◆ **Written problem**
In the material below, please retype the lines from the very first through the one with "(c6) at (598,431)", exactly and without pictures.

◆ **Source excerpt**
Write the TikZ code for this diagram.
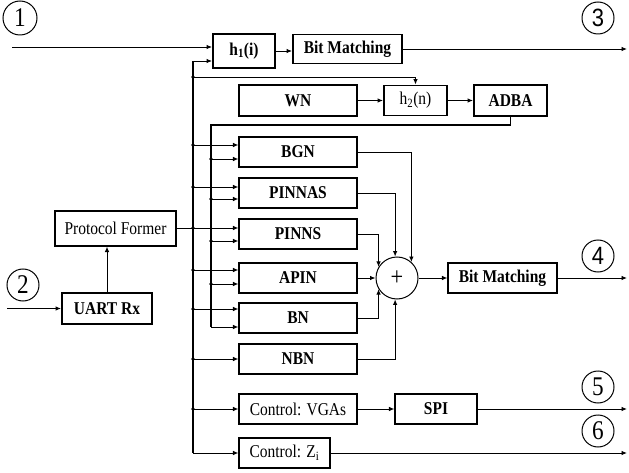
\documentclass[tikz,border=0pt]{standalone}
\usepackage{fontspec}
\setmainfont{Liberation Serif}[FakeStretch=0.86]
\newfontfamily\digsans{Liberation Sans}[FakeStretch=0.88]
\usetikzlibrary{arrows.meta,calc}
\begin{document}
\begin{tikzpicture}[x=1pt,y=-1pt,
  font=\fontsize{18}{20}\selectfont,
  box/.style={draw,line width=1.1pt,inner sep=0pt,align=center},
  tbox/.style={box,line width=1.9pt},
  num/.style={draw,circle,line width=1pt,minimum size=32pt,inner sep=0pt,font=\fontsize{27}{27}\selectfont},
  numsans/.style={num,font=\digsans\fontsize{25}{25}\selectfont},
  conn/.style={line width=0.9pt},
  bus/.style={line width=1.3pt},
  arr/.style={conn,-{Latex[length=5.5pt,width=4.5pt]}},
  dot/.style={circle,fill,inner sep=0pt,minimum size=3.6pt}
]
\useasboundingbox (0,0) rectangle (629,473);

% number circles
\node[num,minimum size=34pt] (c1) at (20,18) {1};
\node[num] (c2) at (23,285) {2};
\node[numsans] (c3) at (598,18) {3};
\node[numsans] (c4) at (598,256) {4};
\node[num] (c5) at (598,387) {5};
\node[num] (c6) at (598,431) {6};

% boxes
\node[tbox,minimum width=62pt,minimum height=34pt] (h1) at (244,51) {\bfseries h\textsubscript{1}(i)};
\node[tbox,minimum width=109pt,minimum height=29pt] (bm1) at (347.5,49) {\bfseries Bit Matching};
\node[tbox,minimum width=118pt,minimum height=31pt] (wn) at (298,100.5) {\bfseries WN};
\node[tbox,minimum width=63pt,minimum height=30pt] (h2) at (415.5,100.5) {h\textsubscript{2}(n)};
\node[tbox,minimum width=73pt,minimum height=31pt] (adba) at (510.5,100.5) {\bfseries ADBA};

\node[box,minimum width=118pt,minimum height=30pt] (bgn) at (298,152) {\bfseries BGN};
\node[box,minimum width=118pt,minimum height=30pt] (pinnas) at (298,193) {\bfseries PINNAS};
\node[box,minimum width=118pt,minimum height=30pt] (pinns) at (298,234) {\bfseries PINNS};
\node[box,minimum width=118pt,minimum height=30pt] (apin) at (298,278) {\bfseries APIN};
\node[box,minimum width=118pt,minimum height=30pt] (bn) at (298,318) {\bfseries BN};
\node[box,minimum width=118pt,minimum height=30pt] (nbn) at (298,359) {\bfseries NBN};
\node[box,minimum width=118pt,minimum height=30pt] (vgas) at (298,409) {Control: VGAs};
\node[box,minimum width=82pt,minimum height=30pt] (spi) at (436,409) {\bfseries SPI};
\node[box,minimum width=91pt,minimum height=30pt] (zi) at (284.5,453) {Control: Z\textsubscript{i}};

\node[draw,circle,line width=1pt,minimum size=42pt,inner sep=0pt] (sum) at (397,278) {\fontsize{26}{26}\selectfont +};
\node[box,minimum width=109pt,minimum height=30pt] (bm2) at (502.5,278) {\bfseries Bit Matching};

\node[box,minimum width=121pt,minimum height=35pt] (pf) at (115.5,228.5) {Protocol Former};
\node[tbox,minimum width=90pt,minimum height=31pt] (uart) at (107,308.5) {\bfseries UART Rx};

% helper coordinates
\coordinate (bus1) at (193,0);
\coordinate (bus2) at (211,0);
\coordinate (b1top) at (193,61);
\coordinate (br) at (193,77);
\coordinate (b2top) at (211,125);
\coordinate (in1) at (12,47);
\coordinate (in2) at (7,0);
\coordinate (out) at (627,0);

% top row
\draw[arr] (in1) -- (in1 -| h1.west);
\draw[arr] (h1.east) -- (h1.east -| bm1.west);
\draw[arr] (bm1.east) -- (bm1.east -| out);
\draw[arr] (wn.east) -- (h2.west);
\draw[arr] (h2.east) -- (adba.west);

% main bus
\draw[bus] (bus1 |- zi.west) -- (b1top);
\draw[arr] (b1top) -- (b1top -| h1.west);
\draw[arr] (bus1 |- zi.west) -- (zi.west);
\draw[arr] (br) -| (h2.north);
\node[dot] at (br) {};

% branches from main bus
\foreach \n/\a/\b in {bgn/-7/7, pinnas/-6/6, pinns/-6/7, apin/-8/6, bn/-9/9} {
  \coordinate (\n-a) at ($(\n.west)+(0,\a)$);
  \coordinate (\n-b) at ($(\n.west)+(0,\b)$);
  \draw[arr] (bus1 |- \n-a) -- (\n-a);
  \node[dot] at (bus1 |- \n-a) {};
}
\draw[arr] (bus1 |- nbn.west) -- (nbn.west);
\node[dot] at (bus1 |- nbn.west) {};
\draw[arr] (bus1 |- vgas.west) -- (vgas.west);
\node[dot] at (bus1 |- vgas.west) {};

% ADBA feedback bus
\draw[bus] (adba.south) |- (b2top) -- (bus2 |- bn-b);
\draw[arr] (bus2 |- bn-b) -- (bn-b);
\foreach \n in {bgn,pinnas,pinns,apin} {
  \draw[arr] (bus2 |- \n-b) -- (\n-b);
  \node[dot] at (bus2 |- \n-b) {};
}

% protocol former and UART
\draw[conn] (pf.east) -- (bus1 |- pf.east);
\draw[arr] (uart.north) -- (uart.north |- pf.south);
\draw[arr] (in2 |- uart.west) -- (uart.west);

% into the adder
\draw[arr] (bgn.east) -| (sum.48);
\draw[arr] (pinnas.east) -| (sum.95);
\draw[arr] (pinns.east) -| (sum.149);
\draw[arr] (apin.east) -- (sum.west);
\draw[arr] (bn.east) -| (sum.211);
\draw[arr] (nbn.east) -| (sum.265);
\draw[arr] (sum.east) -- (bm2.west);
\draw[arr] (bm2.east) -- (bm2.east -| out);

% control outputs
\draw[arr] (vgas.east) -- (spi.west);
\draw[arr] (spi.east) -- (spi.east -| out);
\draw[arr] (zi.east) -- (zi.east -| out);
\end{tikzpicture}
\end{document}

◆ **Response below**
Write the TikZ code for this diagram.
\documentclass[tikz,border=0pt]{standalone}
\usepackage{fontspec}
\setmainfont{Liberation Serif}[FakeStretch=0.86]
\newfontfamily\digsans{Liberation Sans}[FakeStretch=0.88]
\usetikzlibrary{arrows.meta,calc}
\begin{document}
\begin{tikzpicture}[x=1pt,y=-1pt,
  font=\fontsize{18}{20}\selectfont,
  box/.style={draw,line width=1.1pt,inner sep=0pt,align=center},
  tbox/.style={box,line width=1.9pt},
  num/.style={draw,circle,line width=1pt,minimum size=32pt,inner sep=0pt,font=\fontsize{27}{27}\selectfont},
  numsans/.style={num,font=\digsans\fontsize{25}{25}\selectfont},
  conn/.style={line width=0.9pt},
  bus/.style={line width=1.3pt},
  arr/.style={conn,-{Latex[length=5.5pt,width=4.5pt]}},
  dot/.style={circle,fill,inner sep=0pt,minimum size=3.6pt}
]
\useasboundingbox (0,0) rectangle (629,473);

% number circles
\node[num,minimum size=34pt] (c1) at (20,18) {1};
\node[num] (c2) at (23,285) {2};
\node[numsans] (c3) at (598,18) {3};
\node[numsans] (c4) at (598,256) {4};
\node[num] (c5) at (598,387) {5};
\node[num] (c6) at (598,431) {6};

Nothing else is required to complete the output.